Kritische Stimmen werden in Bezug auf die chinesischen Kräuter immer dann laut, wenn es um die Qualität geht. Zu Recht, denn die chinesischen Produktionsmethoden entsprechen oft nicht unseren europäischen Standards für Lebensmittelsicherheit. Es ist also wichtig, vor dem Kauf der Beeren Informationen über Herkunft und Produktionsmethoden einzuholen. Oder man greift auf die – allerdings teureren – Beeren aus europäischem Anbau zurück.

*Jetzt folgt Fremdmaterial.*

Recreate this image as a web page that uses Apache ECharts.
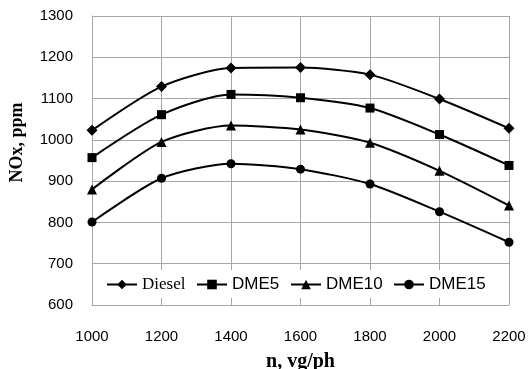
<!DOCTYPE html>
<html><head><meta charset="utf-8">
<script src="https://cdn.jsdelivr.net/npm/echarts@6/dist/echarts.min.js"></script>
<style>html,body{margin:0;padding:0;background:#fff}#c{width:529px;height:369px}</style>
</head><body><div id="c"></div>
<script>
var speeds = [1000, 1200, 1400, 1600, 1800, 2000, 2200];
var seriesNames = ['Diesel', 'DME5', 'DME10', 'DME15'];
var diesel = [1023, 1129, 1174, 1175, 1158, 1099, 1028];
var dme5 = [957, 1061, 1110, 1102, 1077, 1013, 938];
var dme10 = [880, 995, 1035, 1025, 993, 925, 841];
var dme15 = [801, 907, 942, 929, 893, 826, 752];
var xTicks = {min: 1000, max: 2200, step: 200};
var yTicks = {min: 600, max: 1300, step: 100};

var allValues = [diesel, dme5, dme10, dme15];
var symbols = ['diamond', 'rect', 'triangle', 'circle'];
var symSizes = [11, 9, 10, 9];
var legendLeft = [106, 196, 290, 393];
var legendFonts = [
  {fontFamily: 'Liberation Serif', fontSize: 17, color: '#000'},
  {fontFamily: 'Liberation Sans', fontSize: 17, color: '#000'},
  {fontFamily: 'Liberation Sans', fontSize: 17, color: '#000'},
  {fontFamily: 'Liberation Sans', fontSize: 17, color: '#000'}
];

var chart = echarts.init(document.getElementById('c'), null, {renderer: 'canvas'});
var series = seriesNames.map(function (n, i) {
  return {
    name: n, type: 'line', smooth: 0.25,
    data: speeds.map(function (x, j) { return [x, allValues[i][j]]; }),
    symbol: symbols[i], symbolSize: symSizes[i],
    lineStyle: {color: '#000', width: 2},
    itemStyle: {color: '#000'},
    z: 5
  };
});
var legends = seriesNames.map(function (n, i) {
  return {
    data: [{name: n, textStyle: legendFonts[i]}],
    left: legendLeft[i], top: 276,
    itemWidth: 30, itemHeight: 12, itemGap: 4, padding: 0,
    textStyle: legendFonts[i], z: 10
  };
});
var plain = function (v) { return String(v); };
var axisLabelStyle = {fontFamily: 'Liberation Sans', fontSize: 15, color: '#000', formatter: plain};
chart.setOption({
  animation: false,
  backgroundColor: '#fff',
  grid: {left: 92, right: 20, top: 16, bottom: 64, containLabel: false, outerBoundsMode: 'none'},
  legend: legends,
  graphic: [{type: 'rect', shape: {x: 100, y: 270, width: 396, height: 28}, style: {fill: '#fff'}, z: 3, silent: true}],
  xAxis: {
    type: 'value', min: xTicks.min, max: xTicks.max, interval: xTicks.step,
    name: 'n, vg/ph', nameLocation: 'middle', nameGap: 47,
    nameTextStyle: {fontFamily: 'Liberation Serif', fontWeight: 'bold', fontSize: 20, color: '#000'},
    axisLine: {show: true, lineStyle: {color: '#a6a6a6', width: 1}},
    axisTick: {show: false},
    axisLabel: Object.assign({margin: 24}, axisLabelStyle),
    splitLine: {show: true, lineStyle: {color: '#a6a6a6', width: 1}}
  },
  yAxis: {
    type: 'value', min: yTicks.min, max: yTicks.max, interval: yTicks.step,
    name: 'NOx, ppm', nameLocation: 'middle', nameGap: 66,
    nameTextStyle: {fontFamily: 'Liberation Serif', fontWeight: 'bold', fontSize: 18, color: '#000', padding: [0, 0, 0, 36]},
    axisLine: {show: true, lineStyle: {color: '#a6a6a6', width: 1}},
    axisTick: {show: false},
    axisLabel: Object.assign({margin: 19}, axisLabelStyle),
    splitLine: {show: true, lineStyle: {color: '#a6a6a6', width: 1}}
  },
  series: series
});
</script></body></html>
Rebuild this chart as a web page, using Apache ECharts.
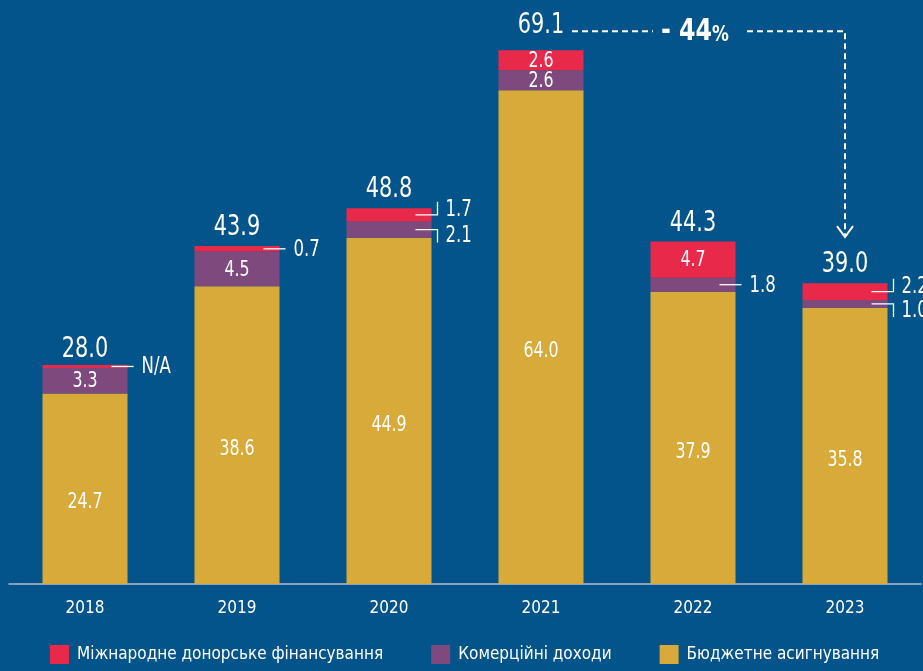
<!DOCTYPE html>
<html><head><meta charset="utf-8">
<script src="https://cdn.jsdelivr.net/npm/echarts@6/dist/echarts.min.js"></script>
<style>html,body{margin:0;padding:0;background:#02548A;}#c{width:923px;height:671px;}</style>
</head><body><div id="c"></div>
<script>
// ---- data ----
const years = ['2018', '2019', '2020', '2021', '2022', '2023'];
const budget = [24.7, 38.6, 44.9, 64.0, 37.9, 35.8];
const commercial = [3.3, 4.5, 2.1, 2.6, 1.8, 1.0];
const donor = [0, 0.7, 1.7, 2.6, 4.7, 2.2];            // 2018: N/A
const donorLabels = ['N/A', '0.7', '1.7', '2.6', '4.7', '2.2'];
const totals = [28.0, 43.9, 48.8, 69.1, 44.3, 39.0];
const changeLabel = ['-', '44', '%'];
const seriesNames = ['Міжнародне донорське фінансування', 'Комерційні доходи', 'Бюджетне асигнування'];

// ---- styling ----
const FONT = '"DejaVu Sans Condensed", "Roboto", sans-serif';
const C_RED = '#E8294A', C_PURPLE = '#7E4A7E', C_YELLOW = '#D7AA3A', BG = '#02548A';
const HALF_BAR = 42.5;
const INSIDE_MIN = 2.5;
const SX = 0.8; // horizontal squeeze to mimic a condensed face

const stackTop = years.map((_, i) => budget[i] + commercial[i] + donor[i]);

// callouts for thin segments
const callouts = [];
years.forEach((_, i) => {
  const cOut = commercial[i] < INSIDE_MIN;
  const dOut = donor[i] < INSIDE_MIN;
  const both = cOut && dOut && donor[i] > 0;
  if (dOut) callouts.push({ i, v: budget[i] + commercial[i] + Math.max(donor[i], 0.4) / 2, text: donorLabels[i], dir: both ? -1 : 0 });
  if (cOut) callouts.push({ i, v: budget[i] + commercial[i] / 2, text: commercial[i].toFixed(1), dir: both ? 1 : 0 });
});

// inside labels (segments tall enough)
const insideLabels = [];
years.forEach((_, i) => {
  insideLabels.push({ i, v: budget[i] / 2, text: budget[i].toFixed(1), dy: 14 });
  if (commercial[i] >= INSIDE_MIN) insideLabels.push({ i, v: budget[i] + commercial[i] / 2, text: commercial[i].toFixed(1), dy: 1 });
  if (donor[i] >= INSIDE_MIN) insideLabels.push({ i, v: budget[i] + commercial[i] + donor[i] / 2, text: donorLabels[i], dy: 1 });
});

const peak = totals.indexOf(Math.max(...totals));
const last = totals.length - 1;

const chart = echarts.init(document.getElementById('c'), null, { renderer: 'canvas' });

function squeezedText(x, y, text, size, align, vAlign, extra) {
  return {
    type: 'text', x: x, y: y, scaleX: SX,
    style: Object.assign({
      x: 0, y: 0, text: text, fill: '#fff', font: size + 'px ' + FONT,
      align: align, verticalAlign: vAlign
    }, extra || {})
  };
}

chart.setOption({
  backgroundColor: BG,
  animation: false,
  grid: { left: 9, right: 2, top: 44, bottom: 87, containLabel: false },
  xAxis: {
    type: 'category', data: years,
    axisLine: { lineStyle: { color: '#A9BCCE', width: 1.5 } },
    axisTick: { show: false },
    axisLabel: { color: '#fff', fontFamily: FONT, fontSize: 17, margin: 16 }
  },
  yAxis: { type: 'value', min: 0, max: 70, show: false, splitLine: { show: false } },
  legend: {
    data: seriesNames, left: 45, bottom: 2, icon: 'rect', itemWidth: 19, itemHeight: 19, itemGap: 48,
    textStyle: { color: '#fff', fontFamily: FONT, fontSize: 17, padding: [0, 0, 0, 3] }
  },
  series: [
    {
      name: seriesNames[2], type: 'bar', stack: 's', data: budget, barWidth: 85,
      itemStyle: { color: C_YELLOW }
    },
    {
      name: seriesNames[1], type: 'bar', stack: 's', data: commercial, barWidth: 85,
      itemStyle: { color: C_PURPLE }
    },
    {
      name: seriesNames[0], type: 'bar', stack: 's', data: donor, barWidth: 85, barMinHeight: 3,
      itemStyle: { color: C_RED }
    },
    {
      // inside segment labels
      type: 'custom', silent: true, z: 10,
      data: insideLabels.map(l => [l.i, l.v]),
      renderItem(params, api) {
        const l = insideLabels[params.dataIndex];
        const p = api.coord([api.value(0), api.value(1)]);
        return squeezedText(p[0], p[1] + l.dy, l.text, 22, 'center', 'middle');
      }
    },
    {
      // totals above bars
      type: 'custom', silent: true, z: 10,
      data: years.map((_, i) => [i, stackTop[i]]),
      renderItem(params, api) {
        const i = params.dataIndex;
        const p = api.coord([api.value(0), api.value(1)]);
        const gap = (i === peak) ? 10 : 4;
        return squeezedText(p[0], p[1] - gap, totals[i].toFixed(1), 29, 'center', 'bottom');
      }
    },
    {
      // callouts for thin segments
      type: 'custom', silent: true, z: 10,
      data: callouts.map(c => [c.i, c.v]),
      renderItem(params, api) {
        const c = callouts[params.dataIndex];
        const p = api.coord([api.value(0), api.value(1)]);
        const x0 = p[0] + HALF_BAR - 16, x1 = p[0] + HALF_BAR + 6, y = p[1];
        const pts = c.dir === 0 ? [[x0, y], [x1, y]] : [[x0, y], [x1, y], [x1, y + c.dir * 13]];
        return {
          type: 'group', children: [
            { type: 'polyline', shape: { points: pts }, style: { stroke: '#fff', lineWidth: 1.3, fill: null } },
            squeezedText(x1 + 8, y + c.dir * 6 + 1, c.text, 23, 'left', 'middle')
          ]
        };
      }
    },
    {
      // change arrow from peak to last year
      type: 'custom', silent: true, z: 10,
      data: [[peak, stackTop[peak]]],
      renderItem(params, api) {
        const a = api.coord([peak, stackTop[peak]]);
        const b = api.coord([last, stackTop[last]]);
        const y = a[1] - 19;
        const dash = { stroke: '#fff', lineWidth: 2, lineDash: [6, 4], fill: null };
        const tipY = b[1] - 46;
        return {
          type: 'group', children: [
            { type: 'line', shape: { x1: a[0] + 31, y1: y, x2: a[0] + 112, y2: y }, style: dash },
            {
              type: 'text', x: a[0] + 154, y: y + 1, scaleX: 0.85,
              style: {
                x: 0, y: 0,
                text: '{a|' + changeLabel[0] + ' ' + changeLabel[1] + '}{b|' + changeLabel[2] + '}',
                align: 'center', verticalAlign: 'middle',
                rich: {
                  a: { fill: '#fff', fontFamily: FONT, fontWeight: 'bold', fontSize: 31 },
                  b: { fill: '#fff', fontFamily: FONT, fontWeight: 'bold', fontSize: 22, padding: [6, 0, 0, 0] }
                }
              }
            },
            { type: 'polyline', shape: { points: [[a[0] + 206, y], [b[0], y], [b[0], tipY - 1]] }, style: dash },
            {
              type: 'polyline', shape: { points: [[b[0] - 8, tipY - 11], [b[0], tipY], [b[0] + 8, tipY - 11]] },
              style: { stroke: '#fff', lineWidth: 2, fill: null }
            }
          ]
        };
      }
    }
  ]
});
</script>
</body></html>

Wer einen etwas grüneren Daumen hat als ich, kann sich auch gleich selbst eine Pflanze in den Garten holen, auch wenn die Pflege des Bocksdornstrauchs dem Sagen nach nicht ganz einfach sein dürfte.
Hallo Karin, wo finde ich dein tolles Rezept für Rote Grütze mit Gojibeeren, das du vor längerer Zeit veröffentlicht hattest?
Hallo, das findest du in meinem Buch „Das Blut nähren“.
Liebe Grüße
Karin
Goji Beeren sind so wunderbar. Danke für die echt tollen Tipps! Macht weiter so, jeder Artikel von Euch ist fundiert und man lernt viel dazu.
mega spannend deine Beiträge, danke dir 🙂
Vielen Dank für den tollen, ausführlichen und so lehrreichen Artikel!